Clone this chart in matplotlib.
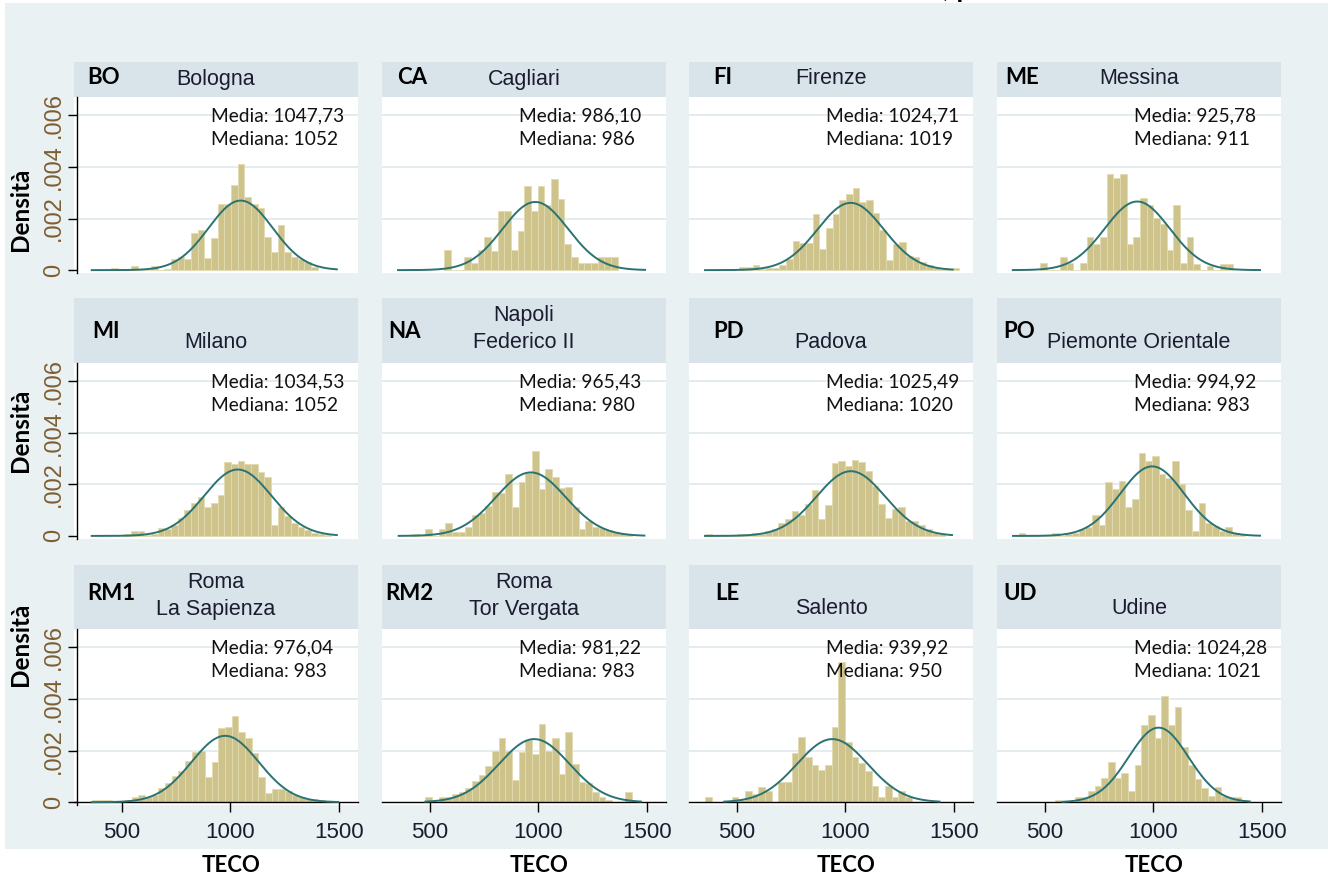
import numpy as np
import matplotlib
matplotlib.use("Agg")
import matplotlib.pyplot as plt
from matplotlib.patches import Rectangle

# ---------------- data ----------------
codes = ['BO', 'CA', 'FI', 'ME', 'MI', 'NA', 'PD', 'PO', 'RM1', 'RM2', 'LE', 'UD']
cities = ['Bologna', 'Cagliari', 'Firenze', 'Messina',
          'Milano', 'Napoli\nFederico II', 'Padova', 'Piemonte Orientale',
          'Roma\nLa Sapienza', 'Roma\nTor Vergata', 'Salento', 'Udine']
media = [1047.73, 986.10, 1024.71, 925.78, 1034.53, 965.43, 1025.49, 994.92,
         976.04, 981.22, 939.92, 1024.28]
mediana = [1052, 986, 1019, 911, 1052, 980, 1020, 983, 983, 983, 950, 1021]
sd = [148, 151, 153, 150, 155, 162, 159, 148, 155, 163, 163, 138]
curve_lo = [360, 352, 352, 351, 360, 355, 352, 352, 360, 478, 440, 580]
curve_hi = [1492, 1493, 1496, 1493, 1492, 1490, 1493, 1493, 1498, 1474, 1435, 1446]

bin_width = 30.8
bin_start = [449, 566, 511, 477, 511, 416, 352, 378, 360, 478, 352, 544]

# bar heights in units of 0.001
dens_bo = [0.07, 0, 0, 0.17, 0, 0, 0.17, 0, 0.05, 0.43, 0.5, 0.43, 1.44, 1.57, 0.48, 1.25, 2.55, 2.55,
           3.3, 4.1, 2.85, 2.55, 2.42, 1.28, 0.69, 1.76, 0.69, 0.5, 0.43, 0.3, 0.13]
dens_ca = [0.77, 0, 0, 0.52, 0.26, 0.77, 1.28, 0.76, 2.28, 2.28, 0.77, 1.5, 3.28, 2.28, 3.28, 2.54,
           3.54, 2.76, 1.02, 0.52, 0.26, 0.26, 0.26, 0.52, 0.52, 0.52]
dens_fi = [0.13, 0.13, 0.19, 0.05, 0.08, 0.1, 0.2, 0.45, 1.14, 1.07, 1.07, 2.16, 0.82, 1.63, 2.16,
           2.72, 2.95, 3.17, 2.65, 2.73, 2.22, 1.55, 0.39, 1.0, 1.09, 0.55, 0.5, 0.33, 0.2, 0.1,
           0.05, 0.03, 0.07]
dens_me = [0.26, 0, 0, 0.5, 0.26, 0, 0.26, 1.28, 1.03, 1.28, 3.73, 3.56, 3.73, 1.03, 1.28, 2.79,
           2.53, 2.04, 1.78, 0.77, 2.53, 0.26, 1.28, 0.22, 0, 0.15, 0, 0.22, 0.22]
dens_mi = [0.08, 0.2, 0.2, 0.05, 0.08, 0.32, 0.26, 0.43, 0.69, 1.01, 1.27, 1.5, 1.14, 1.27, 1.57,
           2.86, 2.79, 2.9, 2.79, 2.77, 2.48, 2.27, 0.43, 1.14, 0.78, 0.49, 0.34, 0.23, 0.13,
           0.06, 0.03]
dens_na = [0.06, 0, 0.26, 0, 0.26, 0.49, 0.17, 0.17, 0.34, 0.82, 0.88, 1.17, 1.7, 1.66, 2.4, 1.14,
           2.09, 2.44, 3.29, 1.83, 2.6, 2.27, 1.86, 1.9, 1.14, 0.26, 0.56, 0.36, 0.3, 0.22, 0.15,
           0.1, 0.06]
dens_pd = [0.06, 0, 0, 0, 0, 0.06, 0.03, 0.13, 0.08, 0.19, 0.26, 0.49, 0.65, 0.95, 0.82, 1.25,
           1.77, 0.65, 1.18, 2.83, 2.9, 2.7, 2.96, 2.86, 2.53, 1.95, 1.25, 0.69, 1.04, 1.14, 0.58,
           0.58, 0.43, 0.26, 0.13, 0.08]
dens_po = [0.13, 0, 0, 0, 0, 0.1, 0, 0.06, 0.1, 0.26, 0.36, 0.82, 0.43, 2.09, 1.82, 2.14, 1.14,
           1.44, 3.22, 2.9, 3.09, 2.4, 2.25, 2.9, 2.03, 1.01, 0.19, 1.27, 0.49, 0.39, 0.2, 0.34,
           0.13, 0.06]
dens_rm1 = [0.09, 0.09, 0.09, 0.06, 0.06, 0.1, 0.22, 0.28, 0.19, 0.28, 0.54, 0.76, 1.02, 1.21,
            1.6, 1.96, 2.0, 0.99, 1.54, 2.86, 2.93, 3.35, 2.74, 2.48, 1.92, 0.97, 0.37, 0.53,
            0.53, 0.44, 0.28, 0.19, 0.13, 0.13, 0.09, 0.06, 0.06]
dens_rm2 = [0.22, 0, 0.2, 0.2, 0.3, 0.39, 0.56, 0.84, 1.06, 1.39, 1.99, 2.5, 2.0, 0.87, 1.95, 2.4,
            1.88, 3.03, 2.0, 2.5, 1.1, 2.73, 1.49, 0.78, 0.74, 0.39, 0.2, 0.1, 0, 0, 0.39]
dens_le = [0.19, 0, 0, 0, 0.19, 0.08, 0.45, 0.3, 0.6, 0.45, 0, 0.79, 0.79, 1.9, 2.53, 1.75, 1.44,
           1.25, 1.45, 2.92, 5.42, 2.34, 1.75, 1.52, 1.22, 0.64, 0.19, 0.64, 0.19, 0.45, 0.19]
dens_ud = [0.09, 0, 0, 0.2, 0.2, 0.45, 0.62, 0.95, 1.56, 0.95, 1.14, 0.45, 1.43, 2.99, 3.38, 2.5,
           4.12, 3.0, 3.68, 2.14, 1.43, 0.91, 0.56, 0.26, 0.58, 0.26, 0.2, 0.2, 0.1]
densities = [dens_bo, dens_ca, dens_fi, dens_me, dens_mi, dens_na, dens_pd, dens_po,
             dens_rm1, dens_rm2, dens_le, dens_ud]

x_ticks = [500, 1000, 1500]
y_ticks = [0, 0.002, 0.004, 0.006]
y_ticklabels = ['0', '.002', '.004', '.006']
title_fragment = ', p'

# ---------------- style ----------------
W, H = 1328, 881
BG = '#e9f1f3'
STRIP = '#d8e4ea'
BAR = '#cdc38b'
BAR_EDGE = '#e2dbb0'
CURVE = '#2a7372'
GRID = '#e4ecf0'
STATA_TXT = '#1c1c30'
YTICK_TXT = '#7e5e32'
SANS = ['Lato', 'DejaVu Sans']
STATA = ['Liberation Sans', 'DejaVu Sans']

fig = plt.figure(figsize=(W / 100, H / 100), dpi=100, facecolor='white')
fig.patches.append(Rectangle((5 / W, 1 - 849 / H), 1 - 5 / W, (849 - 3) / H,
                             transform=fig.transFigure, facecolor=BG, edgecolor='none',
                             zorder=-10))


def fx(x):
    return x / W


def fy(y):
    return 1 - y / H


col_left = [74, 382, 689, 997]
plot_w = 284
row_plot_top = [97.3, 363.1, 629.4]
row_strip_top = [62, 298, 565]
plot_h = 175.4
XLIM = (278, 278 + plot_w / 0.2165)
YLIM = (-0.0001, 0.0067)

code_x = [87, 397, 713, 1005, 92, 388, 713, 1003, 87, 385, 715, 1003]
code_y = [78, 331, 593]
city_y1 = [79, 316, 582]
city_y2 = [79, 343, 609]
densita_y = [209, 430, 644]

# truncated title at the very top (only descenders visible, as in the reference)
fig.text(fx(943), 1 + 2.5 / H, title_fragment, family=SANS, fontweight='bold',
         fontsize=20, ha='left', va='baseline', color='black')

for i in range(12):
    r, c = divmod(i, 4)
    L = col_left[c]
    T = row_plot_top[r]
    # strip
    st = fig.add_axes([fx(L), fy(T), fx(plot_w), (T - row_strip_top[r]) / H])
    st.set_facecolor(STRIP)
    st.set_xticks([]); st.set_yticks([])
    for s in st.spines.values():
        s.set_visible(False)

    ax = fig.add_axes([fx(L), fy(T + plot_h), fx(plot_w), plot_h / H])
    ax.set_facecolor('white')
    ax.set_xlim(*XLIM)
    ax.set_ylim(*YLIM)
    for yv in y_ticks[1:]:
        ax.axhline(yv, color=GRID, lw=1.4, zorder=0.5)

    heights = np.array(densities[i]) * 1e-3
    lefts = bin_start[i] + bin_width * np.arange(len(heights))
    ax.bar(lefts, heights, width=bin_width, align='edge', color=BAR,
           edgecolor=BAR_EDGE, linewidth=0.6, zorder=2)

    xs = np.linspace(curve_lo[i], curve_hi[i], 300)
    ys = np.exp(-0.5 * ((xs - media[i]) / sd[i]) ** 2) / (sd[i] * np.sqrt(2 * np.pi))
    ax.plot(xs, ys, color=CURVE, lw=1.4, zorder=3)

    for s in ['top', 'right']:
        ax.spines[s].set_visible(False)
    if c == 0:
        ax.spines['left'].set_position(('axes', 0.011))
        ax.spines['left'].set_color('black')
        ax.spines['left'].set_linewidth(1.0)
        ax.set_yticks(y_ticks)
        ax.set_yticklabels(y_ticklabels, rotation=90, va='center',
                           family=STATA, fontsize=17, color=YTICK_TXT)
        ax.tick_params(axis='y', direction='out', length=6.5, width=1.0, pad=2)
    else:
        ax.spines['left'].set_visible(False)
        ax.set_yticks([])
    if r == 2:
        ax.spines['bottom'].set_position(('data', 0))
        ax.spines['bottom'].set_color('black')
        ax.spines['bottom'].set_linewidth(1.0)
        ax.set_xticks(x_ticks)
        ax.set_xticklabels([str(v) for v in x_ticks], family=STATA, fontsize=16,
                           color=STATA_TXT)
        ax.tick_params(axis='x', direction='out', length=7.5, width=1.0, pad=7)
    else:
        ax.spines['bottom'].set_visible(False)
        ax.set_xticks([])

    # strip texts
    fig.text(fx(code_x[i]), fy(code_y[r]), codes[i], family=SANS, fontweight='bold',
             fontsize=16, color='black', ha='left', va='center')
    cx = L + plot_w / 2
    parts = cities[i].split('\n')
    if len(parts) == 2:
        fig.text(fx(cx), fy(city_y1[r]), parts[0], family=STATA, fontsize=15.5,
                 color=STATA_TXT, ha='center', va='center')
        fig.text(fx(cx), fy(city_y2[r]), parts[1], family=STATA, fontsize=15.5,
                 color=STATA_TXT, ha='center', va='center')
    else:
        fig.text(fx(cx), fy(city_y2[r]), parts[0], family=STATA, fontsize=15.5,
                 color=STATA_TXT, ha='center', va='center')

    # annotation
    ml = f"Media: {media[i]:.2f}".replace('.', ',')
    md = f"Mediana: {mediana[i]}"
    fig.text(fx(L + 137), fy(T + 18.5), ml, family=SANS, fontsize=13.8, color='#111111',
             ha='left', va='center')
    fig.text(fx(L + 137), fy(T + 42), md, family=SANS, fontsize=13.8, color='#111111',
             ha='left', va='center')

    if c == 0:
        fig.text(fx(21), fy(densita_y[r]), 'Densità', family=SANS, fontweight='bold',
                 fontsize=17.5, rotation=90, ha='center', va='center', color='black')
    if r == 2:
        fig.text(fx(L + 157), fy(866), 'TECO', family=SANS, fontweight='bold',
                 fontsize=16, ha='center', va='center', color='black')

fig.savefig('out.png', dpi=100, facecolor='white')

▶ **EXERCISE DETAILS**
Each line from the top of the material through the line containing "478, 352, 544]" should be reproduced exactly; please drop any images.

▶ **SOLUTION TO THE PROBLEM**
Clone this chart in matplotlib.
import numpy as np
import matplotlib
matplotlib.use("Agg")
import matplotlib.pyplot as plt
from matplotlib.patches import Rectangle

# ---------------- data ----------------
codes = ['BO', 'CA', 'FI', 'ME', 'MI', 'NA', 'PD', 'PO', 'RM1', 'RM2', 'LE', 'UD']
cities = ['Bologna', 'Cagliari', 'Firenze', 'Messina',
          'Milano', 'Napoli\nFederico II', 'Padova', 'Piemonte Orientale',
          'Roma\nLa Sapienza', 'Roma\nTor Vergata', 'Salento', 'Udine']
media = [1047.73, 986.10, 1024.71, 925.78, 1034.53, 965.43, 1025.49, 994.92,
         976.04, 981.22, 939.92, 1024.28]
mediana = [1052, 986, 1019, 911, 1052, 980, 1020, 983, 983, 983, 950, 1021]
sd = [148, 151, 153, 150, 155, 162, 159, 148, 155, 163, 163, 138]
curve_lo = [360, 352, 352, 351, 360, 355, 352, 352, 360, 478, 440, 580]
curve_hi = [1492, 1493, 1496, 1493, 1492, 1490, 1493, 1493, 1498, 1474, 1435, 1446]

bin_width = 30.8
bin_start = [449, 566, 511, 477, 511, 416, 352, 378, 360, 478, 352, 544]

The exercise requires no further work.